Over the Thanksgiving weekend, as usual, I played family photographer. While I’m aware that this is not art-making, I take it seriously, and do the best I can to produce 50 or 60 pleasing, emotionally-involving images, which I post on a private website a few days after the holiday. Since the stakes are low, I am free to indulge my photographic whims, and, as long-time readers of this blog know, one of the things that I do to make things more interesting for myself and to force myself to be more creative is to create a situation where I am limited in some way.
Last weekend, the self-imposed limitation was trifold. I used one camera, the D4. That’s my go-to camera, and the most versatile photographic instrument that I own, so that wasn’t much of a boundary. I used one lens, a 58mm. That stricture bound more tightly, since the “normal” focal lengths are not my favorite ones – I tend to like 18 to 28mm on the wide side, and 85 to 200mm on the long side. The last restriction was to use one aperture: f/1.4. I tend to stay away from apertures where the lens can’t deliver its best performance, and f/1.4 is, for almost all lenses, such an opening: it’s usually soft, especially in the corners, and suffers from light falloff towards the edges.
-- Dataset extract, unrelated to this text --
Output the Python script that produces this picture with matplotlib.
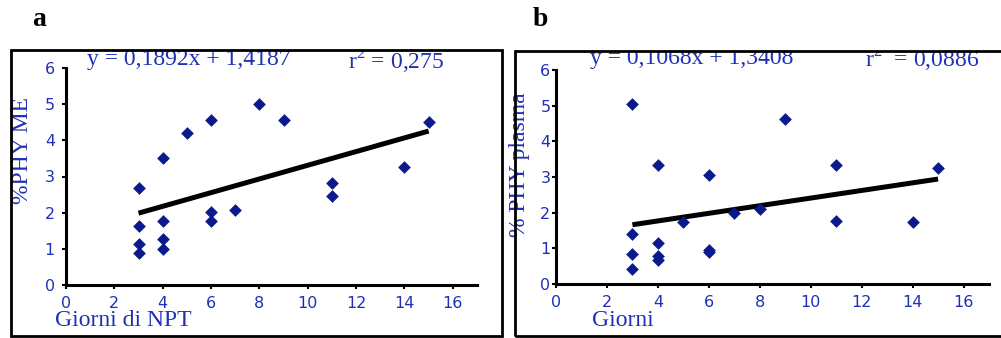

Nevertheless, I stuck to my plan, made several thousand exposures, learned a lot, and even come up with some good images. I was able to make well-exposed images even outdoors, thanks to the D4’s 1/8000 second top shutter speed.
What did I learn?
- At ISO 1600 and f/1.4, with a boost in post, I can make images in light so dim I have trouble seeing. In such dim light, manual focus is impossible unless you use live view. Autofocus works fairly well, but is nowhere near as accurate as it is in brighter light. You have to make a lot of exposures and hope for the best.
- There’s not much depth of field. In head-and-shoulders image, you can have the iris in critical focus, or the eyelashes, but not both. With a waist-up shot, unless the subject is looking squarely at you, you can’t have both eyes in focus. You definitely can’t get the eyes and the nose in focus simultaneously. You have to make a lot of exposures and hope for the best.
- When the depth of field is paper-thin, even with the D4’s great AF, because the size of the focusing areas is so large, you can’t tell when you’re framing the shot exactly what it’s going to focus on. The iris/eyelash confusion is a great example. The camera tends to pick the eyelash, but not all the time. You have to make a lot of exposures and hope for the best.
- The bokeh of the Nikon 58/1.4 is beautiful. You get a lot of it wide open. I found myself using large amounts of out-of-focus areas as negative space. Great fun!
- Wide-aperture moderate-distance outdoor images look strange, lovely, and ethereal. We’re not used to seeing them, and at a glance it’s not obvious why they look the way they do.
- Light falloff towards the deges and corners wasn’t a problem at all. In fact, with this lens, it usually wasn’t apparent; it just created a slightly brighter center that tends to pull the eye in pleasingly.
- Likewise, softness in the periphery of the image was hardly ever a problem. That part of the image is hardly ever in focus anyway.
- When making candids of people in motion, you really need autofocus, and even it’s not a panacea. You have to make a lot of exposures and hope for the best.
There’s a pattern here, isn’t there?